-- start Raw data --
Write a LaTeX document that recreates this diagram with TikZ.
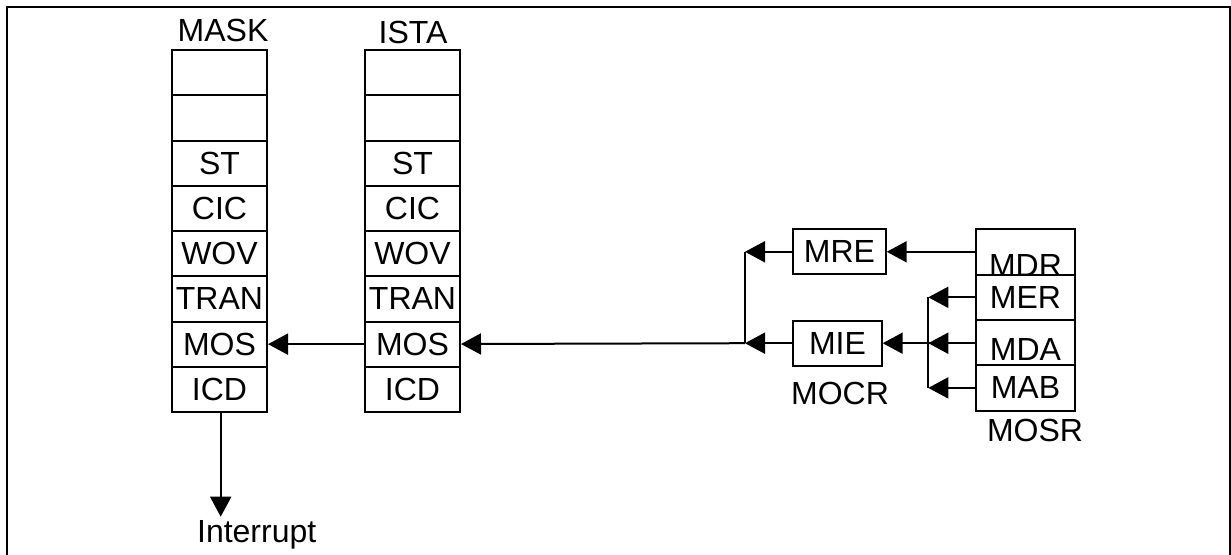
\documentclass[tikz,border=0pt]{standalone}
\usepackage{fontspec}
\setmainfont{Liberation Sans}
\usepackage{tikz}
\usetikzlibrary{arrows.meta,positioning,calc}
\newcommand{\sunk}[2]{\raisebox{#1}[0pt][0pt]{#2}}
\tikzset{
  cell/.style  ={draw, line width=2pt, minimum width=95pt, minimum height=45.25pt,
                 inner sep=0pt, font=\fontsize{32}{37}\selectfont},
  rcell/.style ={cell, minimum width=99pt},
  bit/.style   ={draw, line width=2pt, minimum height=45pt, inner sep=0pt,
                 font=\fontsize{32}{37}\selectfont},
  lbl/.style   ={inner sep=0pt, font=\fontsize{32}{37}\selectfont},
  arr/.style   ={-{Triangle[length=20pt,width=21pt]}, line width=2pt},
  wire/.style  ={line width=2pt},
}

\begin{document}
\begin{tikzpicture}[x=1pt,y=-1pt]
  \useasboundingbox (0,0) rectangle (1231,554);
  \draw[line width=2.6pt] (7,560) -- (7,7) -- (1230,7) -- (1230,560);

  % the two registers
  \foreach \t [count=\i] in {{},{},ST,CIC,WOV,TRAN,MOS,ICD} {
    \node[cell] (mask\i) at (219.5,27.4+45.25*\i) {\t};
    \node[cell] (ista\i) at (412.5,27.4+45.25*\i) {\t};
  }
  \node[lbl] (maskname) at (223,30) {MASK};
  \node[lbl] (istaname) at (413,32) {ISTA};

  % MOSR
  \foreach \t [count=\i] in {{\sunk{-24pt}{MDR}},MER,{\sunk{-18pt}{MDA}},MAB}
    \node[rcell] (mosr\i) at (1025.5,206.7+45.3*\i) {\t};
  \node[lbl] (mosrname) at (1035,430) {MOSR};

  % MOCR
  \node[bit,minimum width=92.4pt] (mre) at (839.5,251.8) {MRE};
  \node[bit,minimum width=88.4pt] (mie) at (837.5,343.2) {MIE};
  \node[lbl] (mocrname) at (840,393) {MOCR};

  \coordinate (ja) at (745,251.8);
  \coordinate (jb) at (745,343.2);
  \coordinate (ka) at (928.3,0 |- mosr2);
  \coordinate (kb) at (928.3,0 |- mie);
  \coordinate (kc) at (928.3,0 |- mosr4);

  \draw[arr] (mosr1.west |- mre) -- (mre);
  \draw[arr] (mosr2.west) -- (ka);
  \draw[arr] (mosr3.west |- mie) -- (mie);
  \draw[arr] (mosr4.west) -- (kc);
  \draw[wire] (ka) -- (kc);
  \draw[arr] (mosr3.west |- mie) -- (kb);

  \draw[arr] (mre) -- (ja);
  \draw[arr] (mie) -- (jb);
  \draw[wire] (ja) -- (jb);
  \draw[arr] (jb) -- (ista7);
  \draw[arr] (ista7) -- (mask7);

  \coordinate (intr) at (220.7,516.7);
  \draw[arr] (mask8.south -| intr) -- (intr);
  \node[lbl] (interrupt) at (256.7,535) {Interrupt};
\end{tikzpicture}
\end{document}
-- end Raw data --
**Short problem**: The data above should be repeated exactly, minus any pictures.

**Solution to the problem**:
Write a LaTeX document that recreates this diagram with TikZ.
\documentclass[tikz,border=0pt]{standalone}
\usepackage{fontspec}
\setmainfont{Liberation Sans}
\usepackage{tikz}
\usetikzlibrary{arrows.meta,positioning,calc}
\newcommand{\sunk}[2]{\raisebox{#1}[0pt][0pt]{#2}}
\tikzset{
  cell/.style  ={draw, line width=2pt, minimum width=95pt, minimum height=45.25pt,
                 inner sep=0pt, font=\fontsize{32}{37}\selectfont},
  rcell/.style ={cell, minimum width=99pt},
  bit/.style   ={draw, line width=2pt, minimum height=45pt, inner sep=0pt,
                 font=\fontsize{32}{37}\selectfont},
  lbl/.style   ={inner sep=0pt, font=\fontsize{32}{37}\selectfont},
  arr/.style   ={-{Triangle[length=20pt,width=21pt]}, line width=2pt},
  wire/.style  ={line width=2pt},
}

\begin{document}
\begin{tikzpicture}[x=1pt,y=-1pt]
  \useasboundingbox (0,0) rectangle (1231,554);
  \draw[line width=2.6pt] (7,560) -- (7,7) -- (1230,7) -- (1230,560);

  % the two registers
  \foreach \t [count=\i] in {{},{},ST,CIC,WOV,TRAN,MOS,ICD} {
    \node[cell] (mask\i) at (219.5,27.4+45.25*\i) {\t};
    \node[cell] (ista\i) at (412.5,27.4+45.25*\i) {\t};
  }
  \node[lbl] (maskname) at (223,30) {MASK};
  \node[lbl] (istaname) at (413,32) {ISTA};

  % MOSR
  \foreach \t [count=\i] in {{\sunk{-24pt}{MDR}},MER,{\sunk{-18pt}{MDA}},MAB}
    \node[rcell] (mosr\i) at (1025.5,206.7+45.3*\i) {\t};
  \node[lbl] (mosrname) at (1035,430) {MOSR};

  % MOCR
  \node[bit,minimum width=92.4pt] (mre) at (839.5,251.8) {MRE};
  \node[bit,minimum width=88.4pt] (mie) at (837.5,343.2) {MIE};
  \node[lbl] (mocrname) at (840,393) {MOCR};

  \coordinate (ja) at (745,251.8);
  \coordinate (jb) at (745,343.2);
  \coordinate (ka) at (928.3,0 |- mosr2);
  \coordinate (kb) at (928.3,0 |- mie);
  \coordinate (kc) at (928.3,0 |- mosr4);

  \draw[arr] (mosr1.west |- mre) -- (mre);
  \draw[arr] (mosr2.west) -- (ka);
  \draw[arr] (mosr3.west |- mie) -- (mie);
  \draw[arr] (mosr4.west) -- (kc);
  \draw[wire] (ka) -- (kc);
  \draw[arr] (mosr3.west |- mie) -- (kb);

  \draw[arr] (mre) -- (ja);
  \draw[arr] (mie) -- (jb);
  \draw[wire] (ja) -- (jb);
  \draw[arr] (jb) -- (ista7);
  \draw[arr] (ista7) -- (mask7);

  \coordinate (intr) at (220.7,516.7);
  \draw[arr] (mask8.south -| intr) -- (intr);
  \node[lbl] (interrupt) at (256.7,535) {Interrupt};
\end{tikzpicture}
\end{document}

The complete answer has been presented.